In the Republican debate I watched, John McCain repeatedly savaged Mitt Romney. McCain almost never questioned the merits of any of Romney’s policy positions, but rather repeatedly slagged on Romney’s character suggesting, accurately, that Romney is a liar who’s changed his positions repeatedly on a whole variety of issues in a manner that suggests he’s basically a bad person. But of course whatever happens is good for John McCain so the way Mark Halperin reports it is that “To his advantage, he stayed above the fray.”
As Lemieux says the striking thing here is that just sentences later Halperin acknowledges that this is BS and McCain “seemed to relish his engagement with Romney over immigration, slipping in a sharp jab over his rival’s fortune, and got in another zinger by twisting Romney’s message of change into a glib attack on the governor’s flipflopping history.”
The Powers of Straight Talk are, indeed, great.

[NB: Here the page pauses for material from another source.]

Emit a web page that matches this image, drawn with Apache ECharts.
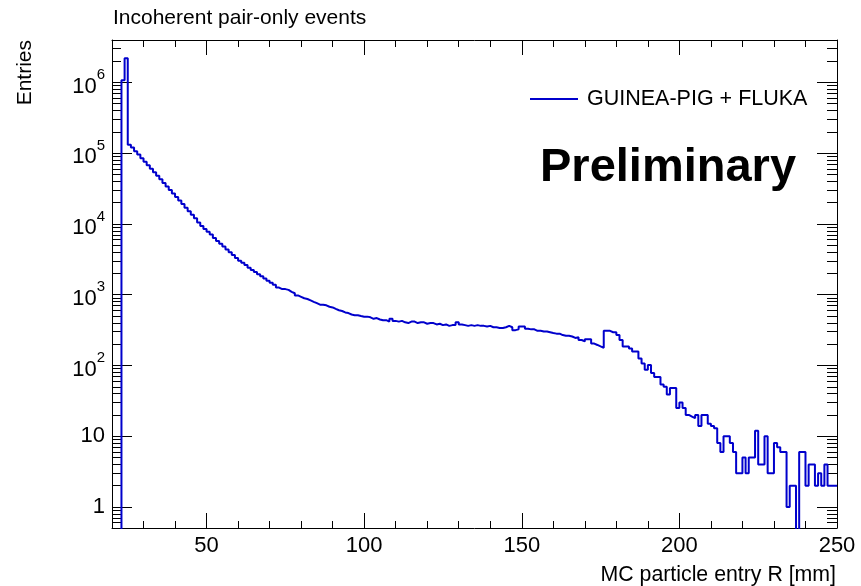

To me the very strange thing about this is that while McCain’s attacks on Romney were mostly accurate, the overall approach was ludicrously unfair. McCain, like Mitt Romney, drifted pretty far left for a Republican during the 2002-2003 period and McCain, like Mitt Romney, started furiously backpedaling during 2006-2007 in a desperate bid to become President of the United States. The idea of the one attacking the other as a flip-flopper is ludicrous and the fact that McCain did it while wearing a vicious snarl that he’d then transform into a disingenuous grin after unleashing a zinger didn’t strike me as especially endearing. Then again, I guess you just can’t make it as a real big-time pundit until you fall spell to the Lure of the Straight Talk and see that when McCain changes his views or spouts nonsense or whatever that that’s just all part of the Higher Straight Talk.